EXERCISE INSTRUCTIONS »
Skip all pictures. Write out the data below from its first line through the line that contains "import seaborn.objects as so".

MATERIAL PROVIDED »

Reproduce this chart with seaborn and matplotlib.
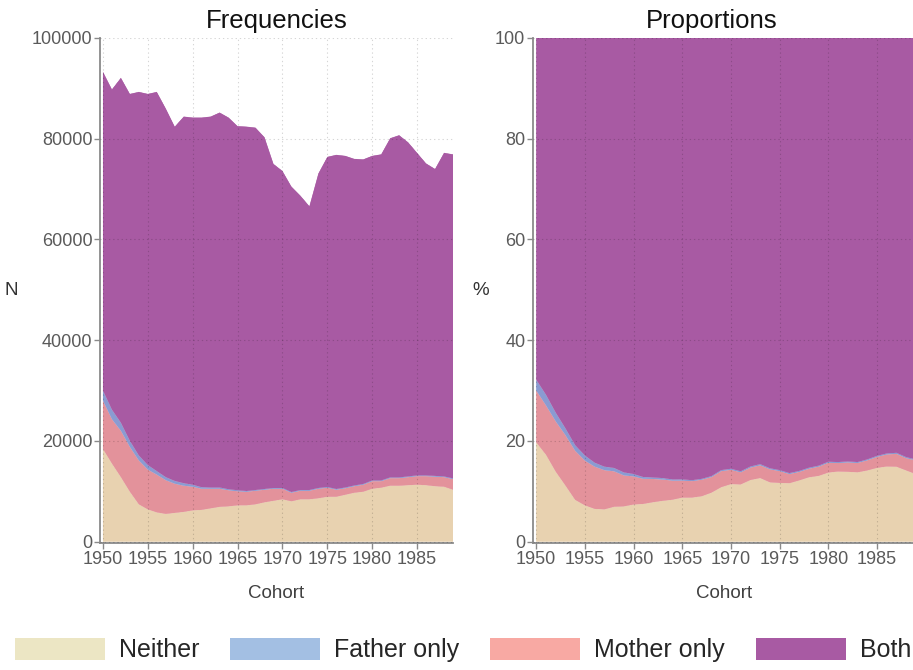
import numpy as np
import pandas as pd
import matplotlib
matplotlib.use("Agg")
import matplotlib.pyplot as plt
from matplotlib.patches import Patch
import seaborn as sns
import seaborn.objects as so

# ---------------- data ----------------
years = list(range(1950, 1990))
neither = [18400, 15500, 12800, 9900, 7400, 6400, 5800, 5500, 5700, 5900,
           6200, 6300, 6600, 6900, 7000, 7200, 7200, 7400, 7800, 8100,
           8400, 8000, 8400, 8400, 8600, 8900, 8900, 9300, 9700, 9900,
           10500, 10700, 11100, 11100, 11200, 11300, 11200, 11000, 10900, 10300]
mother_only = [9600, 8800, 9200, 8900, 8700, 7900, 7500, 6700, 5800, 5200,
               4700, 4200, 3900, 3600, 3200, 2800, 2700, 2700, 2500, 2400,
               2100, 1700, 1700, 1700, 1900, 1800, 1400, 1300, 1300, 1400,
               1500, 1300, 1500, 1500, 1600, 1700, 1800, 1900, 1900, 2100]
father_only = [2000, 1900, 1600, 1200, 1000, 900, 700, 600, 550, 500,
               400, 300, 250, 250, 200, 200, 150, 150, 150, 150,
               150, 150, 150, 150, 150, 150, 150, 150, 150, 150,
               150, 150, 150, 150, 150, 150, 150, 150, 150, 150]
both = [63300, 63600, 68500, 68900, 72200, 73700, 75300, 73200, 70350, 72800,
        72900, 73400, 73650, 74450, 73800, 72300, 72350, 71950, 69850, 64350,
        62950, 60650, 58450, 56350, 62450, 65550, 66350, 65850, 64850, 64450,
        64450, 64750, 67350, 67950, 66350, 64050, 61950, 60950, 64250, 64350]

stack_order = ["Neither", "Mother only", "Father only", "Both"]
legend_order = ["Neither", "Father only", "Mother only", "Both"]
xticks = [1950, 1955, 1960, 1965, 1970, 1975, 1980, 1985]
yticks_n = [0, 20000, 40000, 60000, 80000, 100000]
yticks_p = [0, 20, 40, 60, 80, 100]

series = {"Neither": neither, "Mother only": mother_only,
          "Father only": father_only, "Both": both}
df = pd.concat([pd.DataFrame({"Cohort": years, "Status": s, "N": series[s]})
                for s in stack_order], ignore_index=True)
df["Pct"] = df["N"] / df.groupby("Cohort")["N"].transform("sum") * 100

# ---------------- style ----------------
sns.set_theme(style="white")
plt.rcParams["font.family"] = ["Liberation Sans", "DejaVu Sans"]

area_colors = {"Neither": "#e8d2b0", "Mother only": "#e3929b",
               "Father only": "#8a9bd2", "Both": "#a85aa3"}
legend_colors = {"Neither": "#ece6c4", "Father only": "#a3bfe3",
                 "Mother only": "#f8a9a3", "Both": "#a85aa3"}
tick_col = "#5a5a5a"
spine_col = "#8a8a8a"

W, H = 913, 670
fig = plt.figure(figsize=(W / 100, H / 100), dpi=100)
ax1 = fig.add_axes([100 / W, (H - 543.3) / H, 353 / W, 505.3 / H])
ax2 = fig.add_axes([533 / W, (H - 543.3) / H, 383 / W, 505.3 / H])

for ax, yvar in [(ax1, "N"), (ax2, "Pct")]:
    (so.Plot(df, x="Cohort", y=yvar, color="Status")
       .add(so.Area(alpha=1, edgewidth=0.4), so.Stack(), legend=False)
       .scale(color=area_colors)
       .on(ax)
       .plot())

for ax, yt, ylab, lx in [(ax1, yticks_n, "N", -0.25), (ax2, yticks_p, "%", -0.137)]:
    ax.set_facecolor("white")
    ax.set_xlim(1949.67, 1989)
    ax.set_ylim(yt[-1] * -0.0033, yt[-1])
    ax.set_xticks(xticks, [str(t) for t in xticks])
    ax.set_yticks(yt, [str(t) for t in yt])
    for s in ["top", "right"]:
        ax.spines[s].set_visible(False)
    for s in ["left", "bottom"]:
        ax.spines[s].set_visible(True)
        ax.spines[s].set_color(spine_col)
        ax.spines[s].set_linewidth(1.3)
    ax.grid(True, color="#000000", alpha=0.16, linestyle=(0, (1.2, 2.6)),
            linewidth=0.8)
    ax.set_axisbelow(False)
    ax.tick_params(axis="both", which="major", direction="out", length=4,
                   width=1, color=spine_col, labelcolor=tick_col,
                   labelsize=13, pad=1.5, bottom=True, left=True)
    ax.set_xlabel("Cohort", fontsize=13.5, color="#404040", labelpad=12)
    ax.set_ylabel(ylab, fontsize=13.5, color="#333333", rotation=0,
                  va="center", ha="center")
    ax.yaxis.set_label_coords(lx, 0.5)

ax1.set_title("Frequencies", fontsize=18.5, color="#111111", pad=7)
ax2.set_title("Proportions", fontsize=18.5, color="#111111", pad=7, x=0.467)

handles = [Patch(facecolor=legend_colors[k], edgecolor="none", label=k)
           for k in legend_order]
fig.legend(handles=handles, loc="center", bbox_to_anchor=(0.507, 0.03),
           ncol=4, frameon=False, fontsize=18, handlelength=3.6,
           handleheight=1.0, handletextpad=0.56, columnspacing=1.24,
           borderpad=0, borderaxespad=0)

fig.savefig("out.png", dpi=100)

TASK RESULT »
Reproduce this chart with seaborn and matplotlib.
import numpy as np
import pandas as pd
import matplotlib
matplotlib.use("Agg")
import matplotlib.pyplot as plt
from matplotlib.patches import Patch
import seaborn as sns
import seaborn.objects as so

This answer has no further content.